France acquiesça tristement et caressa les cheveux de sa fille.
Sur le trottoir bordant la maison, Richard promenait Philippe dans un landau.
Tous les jours, il priait. Il allait dans les églises, les matins et les soirs, il restait des heures sur les bancs durs et inconfortables, dans les rangées désertes et glaciales, suppliant de pouvoir tout oublier. Il voulait redevenir Claude le séminariste, au pire Claude le curé, le Claude de Wanborough Manor dont tout le monde pensait qu’il ne serait jamais capable de faire la guerre. Il voulait redevenir prêtre, s’enfermer dans les abbayes ; il voulait être trappiste, et ne plus jamais parler. Oui, que le Seigneur l’emmène dans les cloîtres du silence, qu’il le lave de ses péchés pour que l’attente de la mort ne soit pas trop insupportable ; oui, peut-être son âme pourrait-elle être sauvée, peut-être n’était-il pas encore complètement abîmé ; il était encore chaste. Il avait tué mais il était resté chaste.
Que le Seigneur l’enferme dans les montagnes ; il voulait disparaître, lui qui ne valait rien, lui qui n’avait su faire que le mal. Et ce qui le rongeait le plus désormais, c’était d’avoir blessé Gros, le seul Homme d’entre eux tous. Et il en connaissait le prix : celui qui blesse un Homme ne connaîtra plus d’avenir, il n’aura plus d’horizon ; celui qui blesse un Homme ne connaîtra jamais la rédemption.
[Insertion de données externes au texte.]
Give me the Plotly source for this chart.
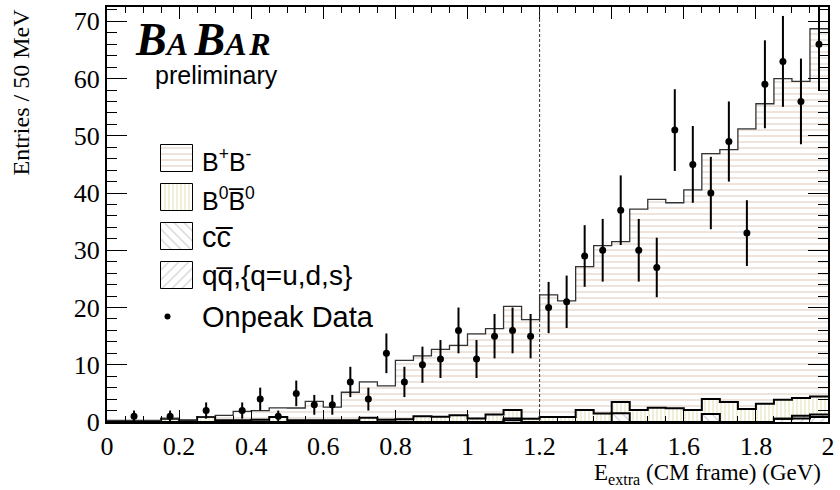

Souvent, Claude regrettait de ne pas être mort à la guerre ; il jalousait Aimé, Pal et Faron.
Il avait honte de côtoyer Laura ; il ne la méritait pas. Il finirait par la faire fuir. Il ne voulait plus voir Philippe non plus : Pal, son père, avait été un Homme, il n’avait jamais battu, il n’avait jamais trahi, jamais fait le moindre mal ; Philippe deviendrait un Homme à son tour, et ainsi l’humanité ne serait pas morte. Alors, surtout, ne pas contaminer l’enfant ; oui, dès qu’il le pourrait, il partirait loin. En attendant, il quittait l’appartement de Bloomsbury à l’aube et ne rentrait que tard le soir, pour ne croiser ni Laura ni Philippe. Souvent, dans les méandres de la nuit, il entendait les sanglots de Key dans la chambre voisine, car il était lui aussi hanté par sa propre existence. Il lui arrivait de boire, mais c’était rare ; il voulait souffrir pour sa pénitence.
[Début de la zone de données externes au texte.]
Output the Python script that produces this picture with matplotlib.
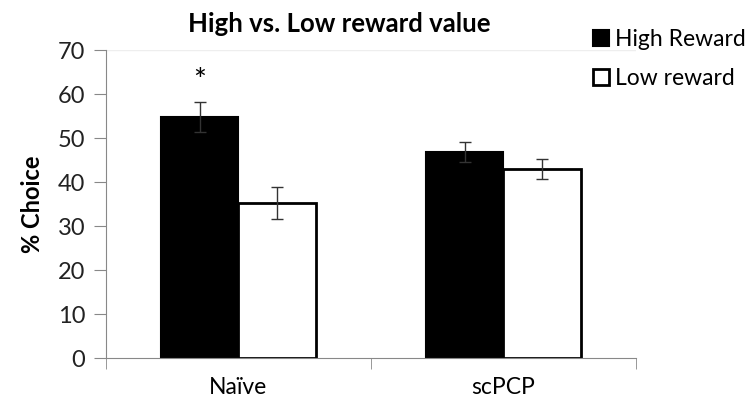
import numpy as np
import matplotlib.pyplot as plt

groups = ["Naïve", "scPCP"]
series = ["High Reward", "Low reward"]
high = [54.8, 46.9]
high_err = [3.4, 2.3]
low = [35.3, 43.0]
low_err = [3.6, 2.3]
yticks = [0, 10, 20, 30, 40, 50, 60, 70]

plt.rcParams['font.family'] = ['Lato', 'DejaVu Sans']

fig = plt.figure(figsize=(7.47, 4.05), dpi=100)
ax = fig.add_axes([0.1419, 0.116, 0.7095, 0.7605])

x = np.arange(len(groups))
w = 0.293
ax.bar(x - w / 2, high, w, color="black", edgecolor="black", linewidth=1.5,
       label=series[0], zorder=2)
ax.bar(x + w / 2, low, w, color="white", edgecolor="black", linewidth=2,
       label=series[1], zorder=2)
ax.errorbar(x - w / 2, high, yerr=high_err, fmt="none", ecolor="#333333",
            elinewidth=1, capsize=4.5, capthick=1, zorder=3)
ax.errorbar(x + w / 2, low, yerr=low_err, fmt="none", ecolor="#333333",
            elinewidth=1, capsize=4.5, capthick=1, zorder=3)
ax.text(x[0] - w / 2, 63, "*", ha="center", va="center", fontsize=22)

ax.set_xlim(-0.5, 1.5)
ax.set_ylim(0, 70)
ax.set_yticks(yticks)
ax.set_xticks(x)
ax.set_xticklabels(groups, fontsize=16.5)
ax.set_xticks([-0.5, 0.5, 1.5], minor=True)
ax.tick_params(axis="x", which="major", length=0, pad=14)
ax.tick_params(axis="x", which="minor", length=8, color="#888888")
ax.tick_params(axis="y", length=9, color="#888888", labelsize=17,
               labelcolor="#222222", pad=6)
for s in ["top", "right"]:
    ax.spines[s].set_visible(False)
for s in ["left", "bottom"]:
    ax.spines[s].set_color("#888888")
ax.axhline(70, color="#eeeeee", linewidth=1, zorder=0)

ax.set_ylabel("% Choice", fontsize=17, fontweight="bold", labelpad=10)
ax.set_title("High vs. Low reward value", fontsize=18.5, fontweight="bold",
             pad=13, x=0.44)

ax.legend(loc="upper left", bbox_to_anchor=(0.782, 0.95),
          bbox_transform=fig.transFigure, frameon=False, fontsize=16.5,
          handlelength=0.7, handleheight=0.7, handletextpad=0.25,
          labelspacing=0.75, borderaxespad=0)

fig.savefig("out.png", dpi=100)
Les Allemands n’avaient pas encore capitulé, le SOE était encore actif, mais la Section F, elle, vivait ses dernières heures. À Portman Square et dans certains bureaux de Baker Street, c’était l’heure des cartons ; un bureau du SOE avait été ouvert à Paris, à l’hôtel Cecil, pour faciliter le retour des agents de nationalité française. Il fallait aussi se charger de contacter les familles des morts.
Laura fit part à Stanislas de son souhait d’aller trouver le père de Pal, à Paris.
— Est-il au courant pour son fils ? demanda-t-elle.
— Je n’en sais rien.
— Il faut qu’il sache maintenant.
— Oui.
— Je vais lui présenter Philippe, ça apaisera sa douleur.
— Sans aucun doute… Mais rien ne presse. Tu iras quand tu te sentiras prête.
— J’ai envie qu’il voie Philippe… J’ai envie de lui parler… J’ai tant à lui dire… Mais comment, comment dois-je lui annoncer pour Pal s’il ne sait rien ?
— Je pourrais y aller avant si tu veux, proposa Stanislas. Avec Doff. Pour faire ça bien. Au nom du SOE. Avec les honneurs militaires et tout ce qu’il faut pour que le père réalise à quel point son fils a été un héros de la guerre.